● SET EXERCISE
Select from the records below every line that has the word "this" in it.

** START DATASET CONTENT **

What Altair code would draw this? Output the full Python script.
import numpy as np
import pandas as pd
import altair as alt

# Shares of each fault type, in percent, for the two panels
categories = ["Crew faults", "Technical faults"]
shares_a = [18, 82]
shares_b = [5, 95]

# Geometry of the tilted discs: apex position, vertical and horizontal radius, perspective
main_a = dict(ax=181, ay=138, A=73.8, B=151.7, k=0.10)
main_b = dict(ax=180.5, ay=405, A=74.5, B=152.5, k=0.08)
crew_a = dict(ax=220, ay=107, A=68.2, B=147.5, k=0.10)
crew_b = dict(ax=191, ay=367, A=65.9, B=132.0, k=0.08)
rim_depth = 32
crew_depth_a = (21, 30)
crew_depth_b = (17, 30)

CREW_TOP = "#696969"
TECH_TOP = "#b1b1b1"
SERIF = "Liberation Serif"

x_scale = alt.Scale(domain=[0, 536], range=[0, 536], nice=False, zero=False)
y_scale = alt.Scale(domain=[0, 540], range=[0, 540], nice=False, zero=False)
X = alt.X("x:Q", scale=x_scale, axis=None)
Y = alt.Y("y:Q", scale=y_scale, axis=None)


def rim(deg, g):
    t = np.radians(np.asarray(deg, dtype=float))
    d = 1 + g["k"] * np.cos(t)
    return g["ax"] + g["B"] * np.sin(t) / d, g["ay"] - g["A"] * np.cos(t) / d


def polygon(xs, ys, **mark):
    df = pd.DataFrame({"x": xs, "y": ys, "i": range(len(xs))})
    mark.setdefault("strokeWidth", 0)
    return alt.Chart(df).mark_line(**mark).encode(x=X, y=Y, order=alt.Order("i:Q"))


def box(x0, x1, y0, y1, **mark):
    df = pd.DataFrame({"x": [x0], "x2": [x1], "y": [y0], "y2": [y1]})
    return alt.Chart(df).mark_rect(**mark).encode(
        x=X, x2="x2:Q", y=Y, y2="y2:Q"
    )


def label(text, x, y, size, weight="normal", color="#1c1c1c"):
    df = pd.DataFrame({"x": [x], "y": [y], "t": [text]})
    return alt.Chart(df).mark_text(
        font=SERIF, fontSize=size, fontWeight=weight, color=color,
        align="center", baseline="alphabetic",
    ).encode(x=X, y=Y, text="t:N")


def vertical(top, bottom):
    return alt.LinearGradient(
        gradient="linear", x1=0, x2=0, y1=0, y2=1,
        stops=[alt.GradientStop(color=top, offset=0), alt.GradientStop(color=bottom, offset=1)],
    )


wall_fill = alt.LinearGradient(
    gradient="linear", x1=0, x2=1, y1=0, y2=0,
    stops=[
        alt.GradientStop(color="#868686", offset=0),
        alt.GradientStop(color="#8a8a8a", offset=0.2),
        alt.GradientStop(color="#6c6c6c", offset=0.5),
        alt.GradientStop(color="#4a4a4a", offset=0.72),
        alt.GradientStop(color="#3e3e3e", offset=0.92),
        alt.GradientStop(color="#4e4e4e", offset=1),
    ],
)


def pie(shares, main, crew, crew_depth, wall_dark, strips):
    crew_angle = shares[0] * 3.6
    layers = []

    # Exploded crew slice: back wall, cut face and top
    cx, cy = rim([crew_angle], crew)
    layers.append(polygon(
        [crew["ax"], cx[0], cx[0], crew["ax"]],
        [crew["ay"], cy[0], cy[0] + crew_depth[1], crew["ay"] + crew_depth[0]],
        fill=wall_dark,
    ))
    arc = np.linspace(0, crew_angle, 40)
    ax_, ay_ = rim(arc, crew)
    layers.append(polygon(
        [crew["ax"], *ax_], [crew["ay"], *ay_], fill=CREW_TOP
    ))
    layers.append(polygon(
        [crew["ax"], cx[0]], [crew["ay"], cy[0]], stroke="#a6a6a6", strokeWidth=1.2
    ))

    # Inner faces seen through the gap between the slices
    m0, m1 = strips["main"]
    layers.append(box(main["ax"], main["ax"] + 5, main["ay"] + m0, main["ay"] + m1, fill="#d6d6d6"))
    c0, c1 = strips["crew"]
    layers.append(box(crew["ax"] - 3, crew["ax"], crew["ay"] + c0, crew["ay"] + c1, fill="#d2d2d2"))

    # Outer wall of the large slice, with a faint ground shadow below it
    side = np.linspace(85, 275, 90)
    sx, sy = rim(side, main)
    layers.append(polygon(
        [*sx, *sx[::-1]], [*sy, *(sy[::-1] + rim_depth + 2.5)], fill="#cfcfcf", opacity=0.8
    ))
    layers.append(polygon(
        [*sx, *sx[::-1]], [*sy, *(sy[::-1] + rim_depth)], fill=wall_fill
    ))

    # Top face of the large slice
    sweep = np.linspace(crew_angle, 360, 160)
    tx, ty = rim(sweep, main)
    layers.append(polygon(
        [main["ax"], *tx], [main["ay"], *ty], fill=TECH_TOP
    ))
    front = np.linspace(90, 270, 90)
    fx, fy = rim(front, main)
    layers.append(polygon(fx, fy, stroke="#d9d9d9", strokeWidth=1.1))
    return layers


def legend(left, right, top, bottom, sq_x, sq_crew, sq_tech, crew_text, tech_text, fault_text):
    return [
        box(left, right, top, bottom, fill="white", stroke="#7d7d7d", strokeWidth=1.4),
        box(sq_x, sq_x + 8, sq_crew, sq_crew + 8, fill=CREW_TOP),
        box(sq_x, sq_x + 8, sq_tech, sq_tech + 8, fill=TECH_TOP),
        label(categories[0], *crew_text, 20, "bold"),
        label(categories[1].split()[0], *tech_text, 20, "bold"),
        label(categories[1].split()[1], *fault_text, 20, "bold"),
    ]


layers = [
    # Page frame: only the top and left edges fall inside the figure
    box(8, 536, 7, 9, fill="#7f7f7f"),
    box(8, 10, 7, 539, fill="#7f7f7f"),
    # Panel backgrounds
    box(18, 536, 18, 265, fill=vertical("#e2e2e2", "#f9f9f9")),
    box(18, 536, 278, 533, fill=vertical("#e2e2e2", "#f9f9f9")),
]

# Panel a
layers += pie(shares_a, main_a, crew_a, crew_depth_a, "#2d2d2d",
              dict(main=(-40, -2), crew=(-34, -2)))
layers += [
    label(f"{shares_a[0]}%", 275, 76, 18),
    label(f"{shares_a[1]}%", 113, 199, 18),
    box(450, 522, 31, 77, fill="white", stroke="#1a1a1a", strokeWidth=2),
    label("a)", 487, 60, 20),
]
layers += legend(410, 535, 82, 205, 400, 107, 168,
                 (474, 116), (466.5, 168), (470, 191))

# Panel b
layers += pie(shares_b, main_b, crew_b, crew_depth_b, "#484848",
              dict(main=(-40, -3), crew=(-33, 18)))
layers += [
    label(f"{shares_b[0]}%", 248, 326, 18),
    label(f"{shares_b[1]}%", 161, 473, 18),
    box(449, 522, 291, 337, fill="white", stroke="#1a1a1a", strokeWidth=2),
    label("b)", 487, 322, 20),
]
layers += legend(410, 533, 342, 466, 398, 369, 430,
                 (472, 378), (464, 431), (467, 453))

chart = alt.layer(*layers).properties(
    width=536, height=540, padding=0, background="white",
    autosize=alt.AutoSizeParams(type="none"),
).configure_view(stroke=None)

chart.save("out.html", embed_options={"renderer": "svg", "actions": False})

** END DATASET CONTENT **
** START DATASET CONTENT **

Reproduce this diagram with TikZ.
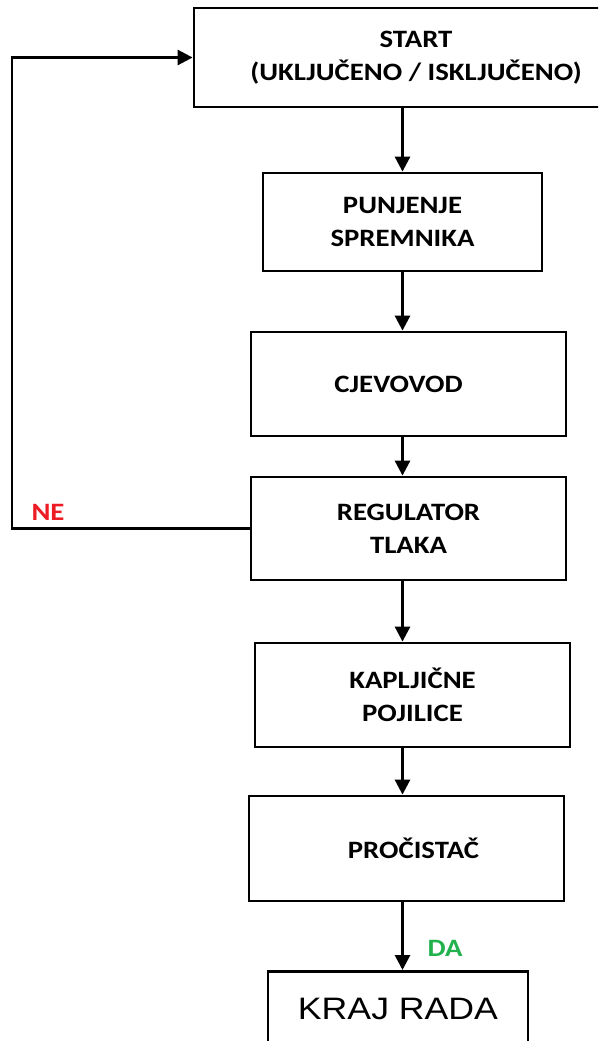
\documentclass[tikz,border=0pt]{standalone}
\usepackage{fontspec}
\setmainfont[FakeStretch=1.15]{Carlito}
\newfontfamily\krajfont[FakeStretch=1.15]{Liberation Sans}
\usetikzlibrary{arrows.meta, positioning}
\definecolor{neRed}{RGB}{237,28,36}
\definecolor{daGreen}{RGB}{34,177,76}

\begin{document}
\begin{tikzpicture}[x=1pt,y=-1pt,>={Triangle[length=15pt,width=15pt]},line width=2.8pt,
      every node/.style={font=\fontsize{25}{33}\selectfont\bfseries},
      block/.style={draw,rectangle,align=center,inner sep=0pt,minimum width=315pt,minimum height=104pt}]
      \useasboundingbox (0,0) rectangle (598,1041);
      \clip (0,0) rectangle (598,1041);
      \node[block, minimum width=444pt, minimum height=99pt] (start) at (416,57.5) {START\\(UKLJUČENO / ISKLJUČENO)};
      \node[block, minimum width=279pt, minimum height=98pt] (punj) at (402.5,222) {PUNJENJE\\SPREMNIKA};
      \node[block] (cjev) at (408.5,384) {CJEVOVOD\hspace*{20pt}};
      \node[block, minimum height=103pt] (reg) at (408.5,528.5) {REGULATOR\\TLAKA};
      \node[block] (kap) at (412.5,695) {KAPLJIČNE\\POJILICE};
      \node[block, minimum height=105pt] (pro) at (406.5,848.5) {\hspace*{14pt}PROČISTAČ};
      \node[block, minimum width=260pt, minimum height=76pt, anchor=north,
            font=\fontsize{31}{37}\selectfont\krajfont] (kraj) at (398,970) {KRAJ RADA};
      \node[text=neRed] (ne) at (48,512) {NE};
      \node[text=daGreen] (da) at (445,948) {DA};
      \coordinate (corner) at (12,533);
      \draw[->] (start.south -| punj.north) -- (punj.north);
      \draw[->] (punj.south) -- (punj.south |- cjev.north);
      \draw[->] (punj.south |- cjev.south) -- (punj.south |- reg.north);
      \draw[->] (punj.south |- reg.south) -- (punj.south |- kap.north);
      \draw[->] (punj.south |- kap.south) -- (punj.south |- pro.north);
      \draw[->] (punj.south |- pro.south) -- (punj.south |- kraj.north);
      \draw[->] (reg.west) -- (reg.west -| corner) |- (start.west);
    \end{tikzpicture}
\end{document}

** END DATASET CONTENT **

● REPLY
What Altair code would draw this? Output the full Python script.
Reproduce this diagram with TikZ.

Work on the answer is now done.